→ EXERCISE OBJECTIVE:
Print the lines from the one that contains "Emit a LaTeX" to the one that contains "(318,\yy-3.2) ellipse (3pt and 2.7pt);", inclusive, exactly as they appear, and please drop any pictures.

→ INPUT:
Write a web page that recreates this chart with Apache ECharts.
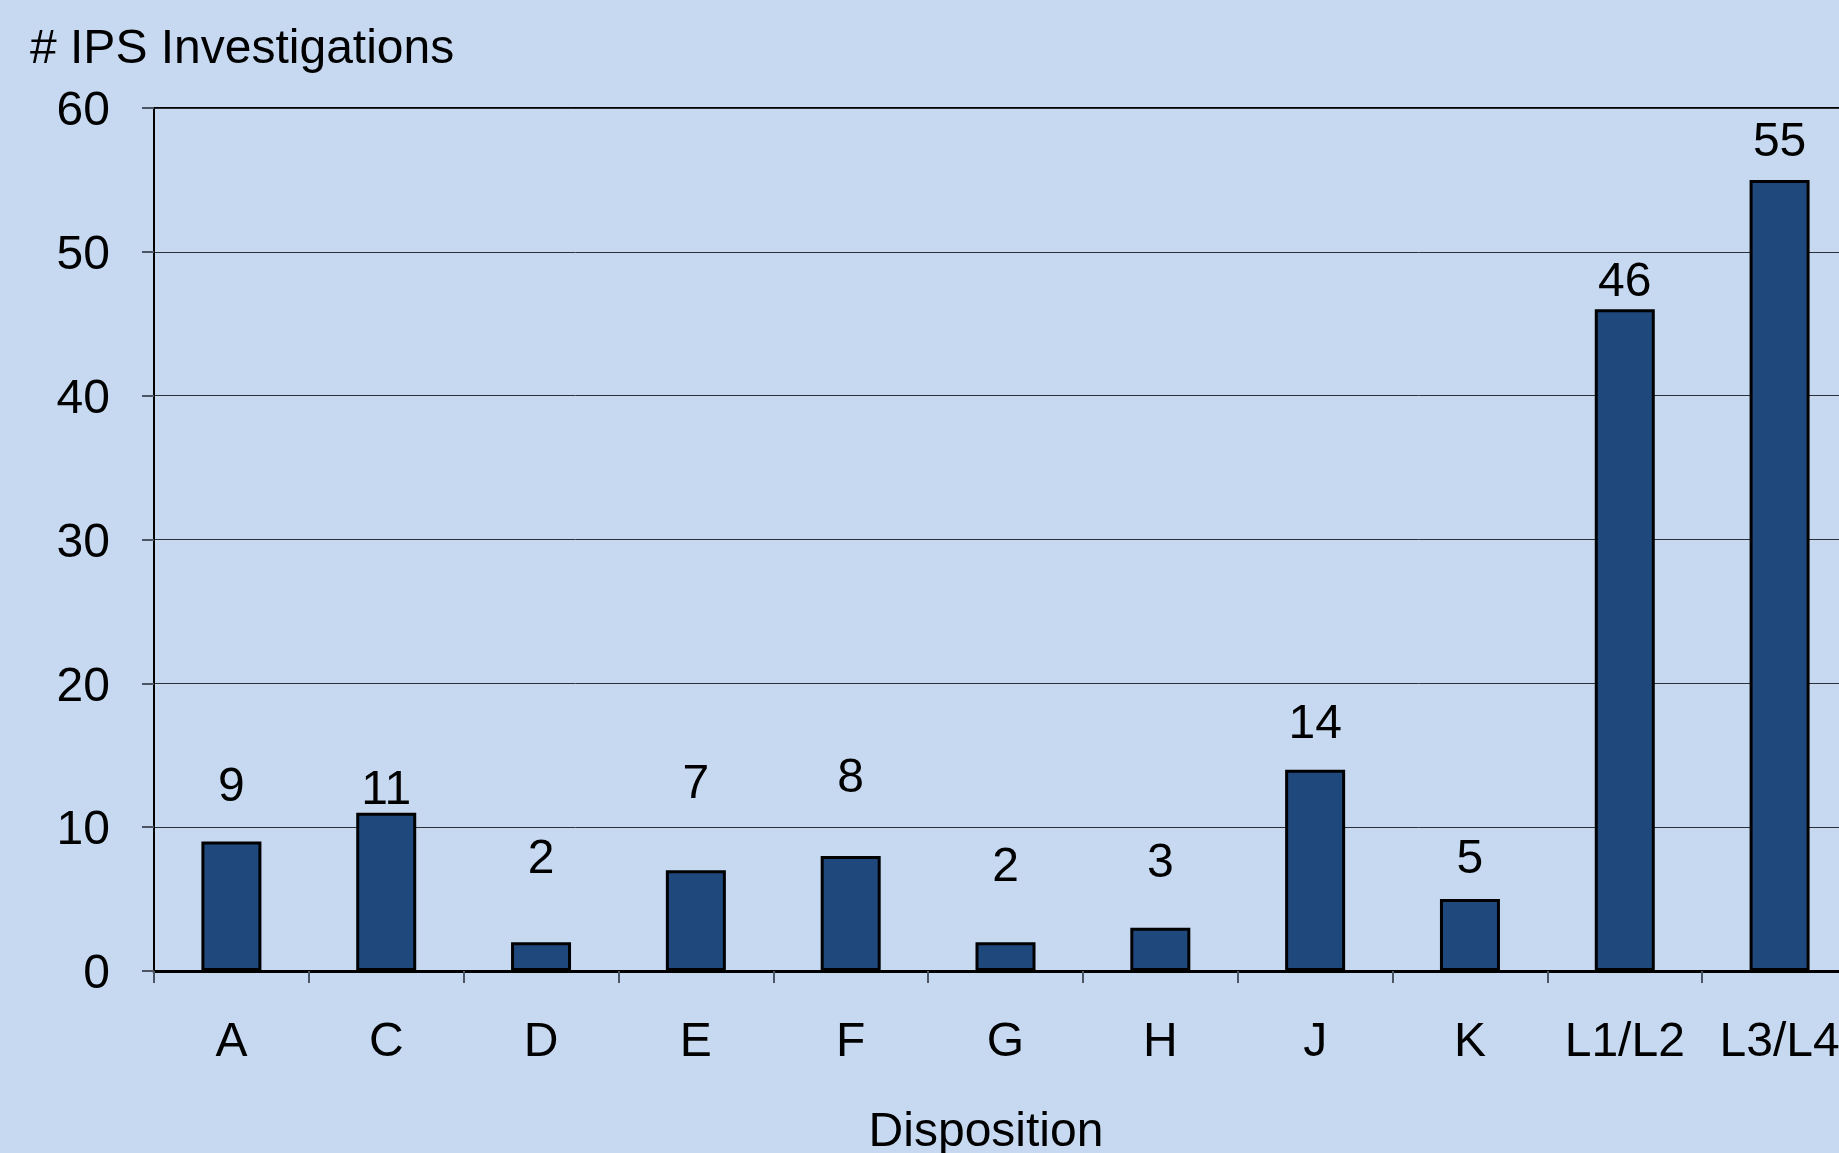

* * *

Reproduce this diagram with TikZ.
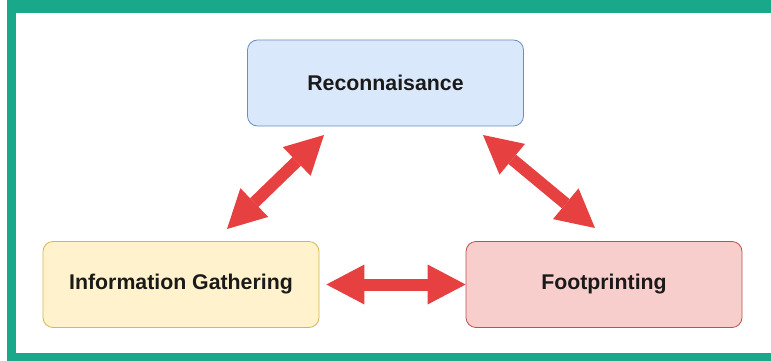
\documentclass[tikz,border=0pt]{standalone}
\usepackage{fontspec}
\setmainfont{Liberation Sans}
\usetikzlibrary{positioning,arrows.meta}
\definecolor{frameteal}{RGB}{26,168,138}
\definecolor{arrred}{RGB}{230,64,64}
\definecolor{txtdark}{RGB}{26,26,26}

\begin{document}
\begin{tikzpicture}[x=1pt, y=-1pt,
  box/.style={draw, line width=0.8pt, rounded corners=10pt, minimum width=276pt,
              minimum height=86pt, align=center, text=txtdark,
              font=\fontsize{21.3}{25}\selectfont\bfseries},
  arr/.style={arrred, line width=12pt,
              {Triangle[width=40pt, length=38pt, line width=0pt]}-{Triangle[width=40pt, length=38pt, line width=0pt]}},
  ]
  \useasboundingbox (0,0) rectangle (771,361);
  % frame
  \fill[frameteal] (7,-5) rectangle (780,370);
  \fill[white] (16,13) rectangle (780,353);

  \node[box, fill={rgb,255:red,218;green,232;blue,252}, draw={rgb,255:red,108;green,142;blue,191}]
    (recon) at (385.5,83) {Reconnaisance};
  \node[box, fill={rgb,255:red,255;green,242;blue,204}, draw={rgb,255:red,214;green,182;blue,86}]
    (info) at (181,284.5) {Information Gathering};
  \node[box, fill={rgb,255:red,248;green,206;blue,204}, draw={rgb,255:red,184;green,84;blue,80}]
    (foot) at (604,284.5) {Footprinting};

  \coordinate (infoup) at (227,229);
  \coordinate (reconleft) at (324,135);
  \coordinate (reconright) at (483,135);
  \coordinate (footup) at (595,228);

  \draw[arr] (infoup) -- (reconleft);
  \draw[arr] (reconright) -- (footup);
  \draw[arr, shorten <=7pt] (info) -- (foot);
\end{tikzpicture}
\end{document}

* * *

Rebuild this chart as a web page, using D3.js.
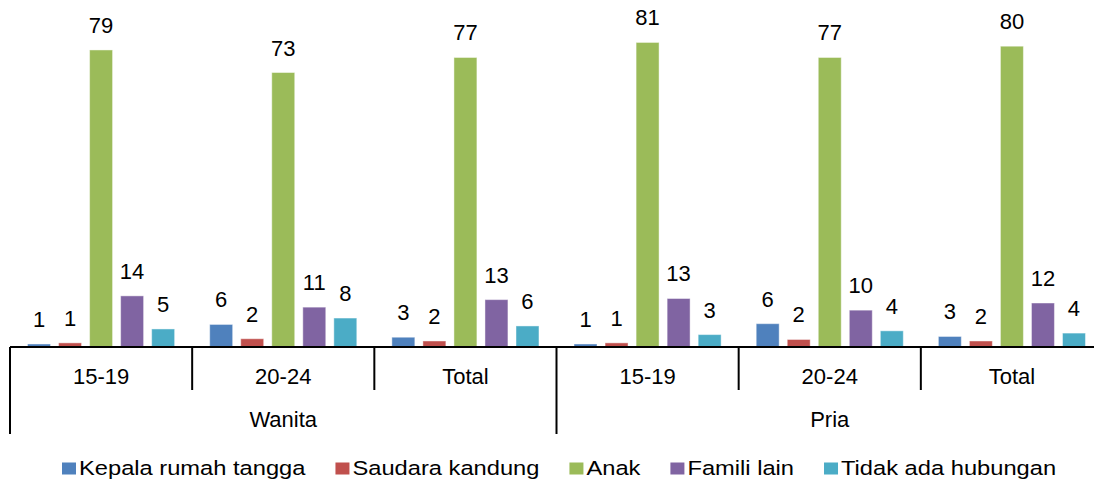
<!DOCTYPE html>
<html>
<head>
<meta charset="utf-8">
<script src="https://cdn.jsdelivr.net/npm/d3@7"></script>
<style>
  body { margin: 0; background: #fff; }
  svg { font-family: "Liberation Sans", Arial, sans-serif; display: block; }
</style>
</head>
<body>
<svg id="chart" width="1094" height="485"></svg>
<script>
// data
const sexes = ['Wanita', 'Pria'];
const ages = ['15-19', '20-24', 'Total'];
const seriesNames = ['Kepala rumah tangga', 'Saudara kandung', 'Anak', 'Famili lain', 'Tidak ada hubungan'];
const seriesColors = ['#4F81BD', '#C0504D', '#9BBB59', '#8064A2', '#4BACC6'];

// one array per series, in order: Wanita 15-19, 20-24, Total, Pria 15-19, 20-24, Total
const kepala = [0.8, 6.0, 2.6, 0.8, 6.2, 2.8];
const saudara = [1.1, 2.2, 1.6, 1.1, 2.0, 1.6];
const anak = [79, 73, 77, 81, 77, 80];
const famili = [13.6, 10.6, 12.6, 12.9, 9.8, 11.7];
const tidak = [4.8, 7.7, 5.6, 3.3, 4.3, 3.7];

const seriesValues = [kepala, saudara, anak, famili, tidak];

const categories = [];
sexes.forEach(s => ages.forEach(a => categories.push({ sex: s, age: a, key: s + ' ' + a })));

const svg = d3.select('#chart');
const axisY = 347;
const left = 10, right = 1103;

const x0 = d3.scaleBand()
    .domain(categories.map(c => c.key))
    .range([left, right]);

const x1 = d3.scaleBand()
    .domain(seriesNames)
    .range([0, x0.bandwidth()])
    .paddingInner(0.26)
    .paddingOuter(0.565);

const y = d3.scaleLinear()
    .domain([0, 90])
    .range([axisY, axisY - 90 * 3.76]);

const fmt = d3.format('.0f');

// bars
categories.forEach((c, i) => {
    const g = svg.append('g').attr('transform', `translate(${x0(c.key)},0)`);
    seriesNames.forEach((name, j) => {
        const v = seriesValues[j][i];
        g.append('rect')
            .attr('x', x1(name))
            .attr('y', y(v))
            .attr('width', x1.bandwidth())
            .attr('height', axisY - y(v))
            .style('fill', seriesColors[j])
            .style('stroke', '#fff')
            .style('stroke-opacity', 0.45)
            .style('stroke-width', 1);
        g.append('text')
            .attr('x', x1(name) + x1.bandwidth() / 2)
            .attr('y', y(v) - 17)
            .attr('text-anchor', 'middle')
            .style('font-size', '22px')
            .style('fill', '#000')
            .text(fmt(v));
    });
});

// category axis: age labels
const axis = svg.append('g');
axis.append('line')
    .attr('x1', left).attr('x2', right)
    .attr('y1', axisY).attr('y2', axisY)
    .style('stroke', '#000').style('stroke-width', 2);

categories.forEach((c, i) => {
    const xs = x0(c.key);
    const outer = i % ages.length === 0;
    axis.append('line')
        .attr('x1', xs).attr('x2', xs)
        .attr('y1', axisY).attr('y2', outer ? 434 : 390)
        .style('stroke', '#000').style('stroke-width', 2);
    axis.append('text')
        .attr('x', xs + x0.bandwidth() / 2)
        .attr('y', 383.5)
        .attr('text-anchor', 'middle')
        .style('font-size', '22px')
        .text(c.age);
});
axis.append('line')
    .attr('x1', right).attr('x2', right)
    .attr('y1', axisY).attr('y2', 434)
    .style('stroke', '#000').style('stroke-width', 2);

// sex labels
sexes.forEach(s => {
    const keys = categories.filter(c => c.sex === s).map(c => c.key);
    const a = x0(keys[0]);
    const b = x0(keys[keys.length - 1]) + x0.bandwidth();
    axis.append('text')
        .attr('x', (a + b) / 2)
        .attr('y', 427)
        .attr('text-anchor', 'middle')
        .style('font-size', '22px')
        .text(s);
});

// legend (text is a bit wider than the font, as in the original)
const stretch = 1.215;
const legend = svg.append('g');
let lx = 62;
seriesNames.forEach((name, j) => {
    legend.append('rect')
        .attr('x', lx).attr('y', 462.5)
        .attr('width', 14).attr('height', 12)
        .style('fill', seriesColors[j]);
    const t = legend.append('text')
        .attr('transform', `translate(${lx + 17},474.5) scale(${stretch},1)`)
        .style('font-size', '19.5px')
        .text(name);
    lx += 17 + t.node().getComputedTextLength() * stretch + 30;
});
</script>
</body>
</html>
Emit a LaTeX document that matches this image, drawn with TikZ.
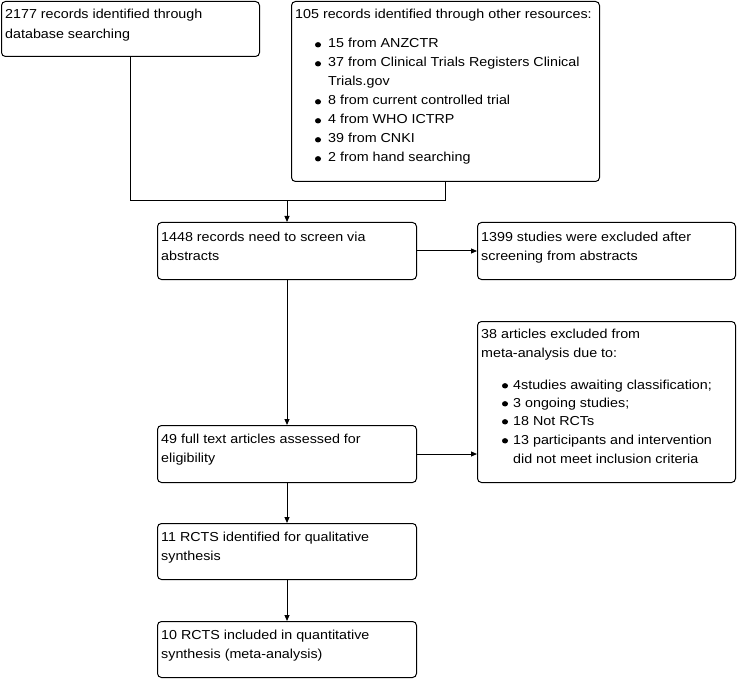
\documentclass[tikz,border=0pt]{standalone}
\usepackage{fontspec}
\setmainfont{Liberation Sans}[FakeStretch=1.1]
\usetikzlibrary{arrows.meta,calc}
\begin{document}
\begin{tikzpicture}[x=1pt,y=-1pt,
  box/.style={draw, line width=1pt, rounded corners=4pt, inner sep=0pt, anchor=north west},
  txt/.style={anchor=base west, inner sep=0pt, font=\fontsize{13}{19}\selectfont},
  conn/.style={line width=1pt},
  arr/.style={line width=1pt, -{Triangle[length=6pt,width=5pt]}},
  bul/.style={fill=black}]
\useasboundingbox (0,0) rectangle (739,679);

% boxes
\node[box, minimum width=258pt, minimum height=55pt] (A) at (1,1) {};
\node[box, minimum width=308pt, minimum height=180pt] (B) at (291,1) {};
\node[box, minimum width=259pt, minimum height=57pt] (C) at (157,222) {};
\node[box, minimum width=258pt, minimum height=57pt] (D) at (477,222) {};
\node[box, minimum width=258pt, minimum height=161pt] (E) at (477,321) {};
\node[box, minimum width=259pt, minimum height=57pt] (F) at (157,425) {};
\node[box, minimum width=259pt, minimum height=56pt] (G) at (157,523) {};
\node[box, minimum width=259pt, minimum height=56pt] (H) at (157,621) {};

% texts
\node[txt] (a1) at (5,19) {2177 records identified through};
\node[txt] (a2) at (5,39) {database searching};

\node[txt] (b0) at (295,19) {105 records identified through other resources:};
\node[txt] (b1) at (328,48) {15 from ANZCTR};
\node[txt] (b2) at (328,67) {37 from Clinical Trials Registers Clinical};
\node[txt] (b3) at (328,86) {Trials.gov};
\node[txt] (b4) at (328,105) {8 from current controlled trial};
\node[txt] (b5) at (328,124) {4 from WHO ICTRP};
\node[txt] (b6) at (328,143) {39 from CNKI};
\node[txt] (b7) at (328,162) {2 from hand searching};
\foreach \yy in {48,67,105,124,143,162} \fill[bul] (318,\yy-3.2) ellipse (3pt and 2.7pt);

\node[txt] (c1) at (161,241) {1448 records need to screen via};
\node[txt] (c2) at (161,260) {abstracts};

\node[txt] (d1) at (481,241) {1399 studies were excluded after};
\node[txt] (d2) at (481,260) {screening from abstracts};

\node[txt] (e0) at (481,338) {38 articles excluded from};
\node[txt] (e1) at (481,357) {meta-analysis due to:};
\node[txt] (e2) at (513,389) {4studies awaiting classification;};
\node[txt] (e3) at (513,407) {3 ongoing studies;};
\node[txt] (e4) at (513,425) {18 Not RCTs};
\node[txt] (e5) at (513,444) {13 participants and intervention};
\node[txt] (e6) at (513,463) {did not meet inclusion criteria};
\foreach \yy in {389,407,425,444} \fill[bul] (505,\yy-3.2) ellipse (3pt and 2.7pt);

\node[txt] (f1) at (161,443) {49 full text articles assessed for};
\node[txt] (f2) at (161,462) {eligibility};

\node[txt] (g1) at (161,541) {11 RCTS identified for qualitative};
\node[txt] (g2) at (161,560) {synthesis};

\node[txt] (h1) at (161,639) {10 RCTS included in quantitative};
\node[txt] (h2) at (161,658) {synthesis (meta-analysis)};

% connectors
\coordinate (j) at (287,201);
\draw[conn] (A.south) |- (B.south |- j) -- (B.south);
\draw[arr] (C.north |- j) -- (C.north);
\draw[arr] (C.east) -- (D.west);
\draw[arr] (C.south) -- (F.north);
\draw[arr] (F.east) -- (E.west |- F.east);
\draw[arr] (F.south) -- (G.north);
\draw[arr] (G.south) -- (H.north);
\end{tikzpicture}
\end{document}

→ THE COMPLETED TASK:
Emit a LaTeX document that matches this image, drawn with TikZ.
\documentclass[tikz,border=0pt]{standalone}
\usepackage{fontspec}
\setmainfont{Liberation Sans}[FakeStretch=1.1]
\usetikzlibrary{arrows.meta,calc}
\begin{document}
\begin{tikzpicture}[x=1pt,y=-1pt,
  box/.style={draw, line width=1pt, rounded corners=4pt, inner sep=0pt, anchor=north west},
  txt/.style={anchor=base west, inner sep=0pt, font=\fontsize{13}{19}\selectfont},
  conn/.style={line width=1pt},
  arr/.style={line width=1pt, -{Triangle[length=6pt,width=5pt]}},
  bul/.style={fill=black}]
\useasboundingbox (0,0) rectangle (739,679);

% boxes
\node[box, minimum width=258pt, minimum height=55pt] (A) at (1,1) {};
\node[box, minimum width=308pt, minimum height=180pt] (B) at (291,1) {};
\node[box, minimum width=259pt, minimum height=57pt] (C) at (157,222) {};
\node[box, minimum width=258pt, minimum height=57pt] (D) at (477,222) {};
\node[box, minimum width=258pt, minimum height=161pt] (E) at (477,321) {};
\node[box, minimum width=259pt, minimum height=57pt] (F) at (157,425) {};
\node[box, minimum width=259pt, minimum height=56pt] (G) at (157,523) {};
\node[box, minimum width=259pt, minimum height=56pt] (H) at (157,621) {};

% texts
\node[txt] (a1) at (5,19) {2177 records identified through};
\node[txt] (a2) at (5,39) {database searching};

\node[txt] (b0) at (295,19) {105 records identified through other resources:};
\node[txt] (b1) at (328,48) {15 from ANZCTR};
\node[txt] (b2) at (328,67) {37 from Clinical Trials Registers Clinical};
\node[txt] (b3) at (328,86) {Trials.gov};
\node[txt] (b4) at (328,105) {8 from current controlled trial};
\node[txt] (b5) at (328,124) {4 from WHO ICTRP};
\node[txt] (b6) at (328,143) {39 from CNKI};
\node[txt] (b7) at (328,162) {2 from hand searching};
\foreach \yy in {48,67,105,124,143,162} \fill[bul] (318,\yy-3.2) ellipse (3pt and 2.7pt);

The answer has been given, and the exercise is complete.